Todavía no había caído la tarde y ya se sentía el alboroto de aquellos primeros días de agosto.
Sería un fin de semana de juguetonas peregrinaciones hacia un mismo lugar. El cruce, esa frontera que divide los destinos de La Plena, Jájome y del Pueblito del Carmen, se convertía en el hogar de las curiosidades, de las apuestas, del ir y venir de los mismos autos con la música del momento.
Las picas, ruletas de caballitos cuidadosamente pintados, eran la manifestación más cercana a la gloria, en una población devota; pero sumida en la necesidad. Los pequeños rocines, que se revolvían guiados por apuestos jinetes con camisetas de colores brillantes, eran la fascinación de los niños. Las bombillas, tratando de imitar a la luz del sol, rodeaban la estructura rústica que servía de amparo a los jugadores. El rojo remozado de las maderas competía con los labiales que lucían las muchachas.
Sin embargo, la magia de esas noches de luna llena se volvía intensa con la visita de una bailarina misteriosa que se llamaba “Mamá Lulú”. Las jugadas se detenían cuando un simpático músico cantaba: “yo no puedo, yo no puedo, yo no puedo vivir sin tu amor, porque muero, porque muero, porque muero de pena y dolor”. “Mamá Lulú” irrumpía en el pequeño e improvisado escenario con sus danzares de gitana caribeña.
Sus vestidos de colores exagerados, sus prendas de oro y sus vueltas infinitas, sorprendían a los más chicos, entretenían a las jóvenes que a escondidas trataban de imitar sus sensuales gestos y hechizaban a los hombres que ya tenían unas “cervecitas” demás en la cabeza. Esta inefable mujer, era delgadita, de baja estatura y con una vida repleta de años. Sin embargo, parecía que había hecho un pacto con alguna espiritista para envejecer el cuerpo y rejuvenecer el alma en cada paso.
Ya han pasado muchos años. Las picas jamás volvieron.
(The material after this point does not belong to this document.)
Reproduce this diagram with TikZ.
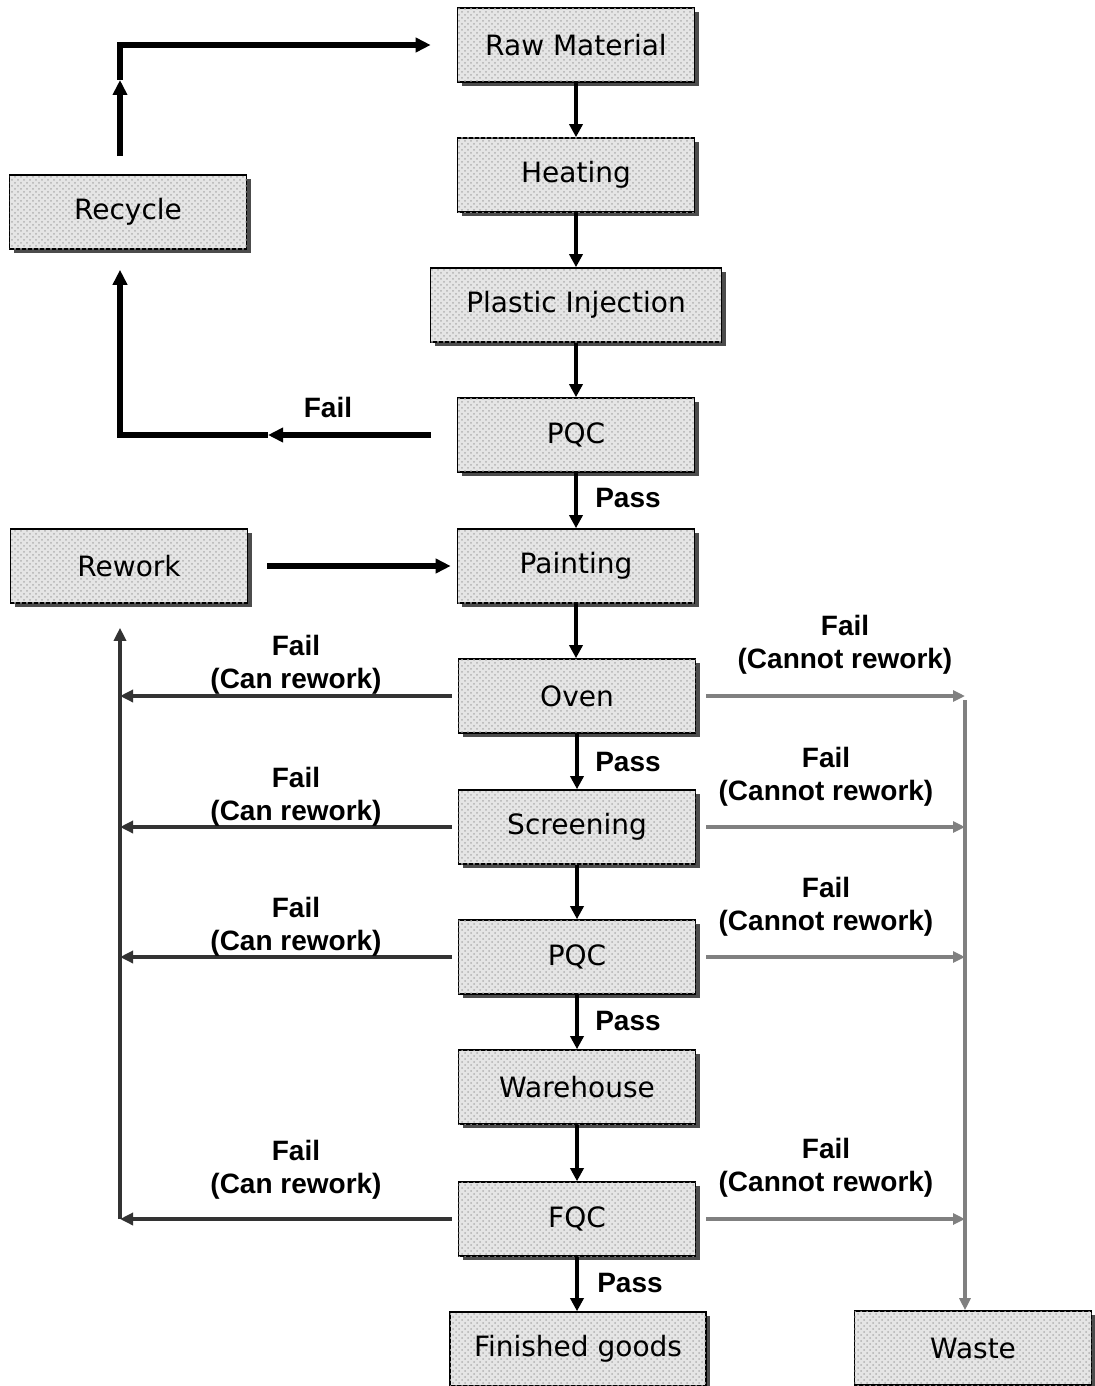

Muchos de los peregrinos de la diversión ya se han ido de los caminos entre tierra y asfalto. Agosto jamás volvió a ser el mismo; pero algo en mí insiste en recordar aquellos sábados después de misa, los viernes gozosos, como los misterios del rosario, luego de la escuela y los largos domingos de caminantes sedientos de algarabía. Por “Mamá Lulú” no me preocupo. Ella debe estar bailando entre volantes de nubes o puede seguir de gira por los campos de Puerto Rico con su mágico pacto renovado.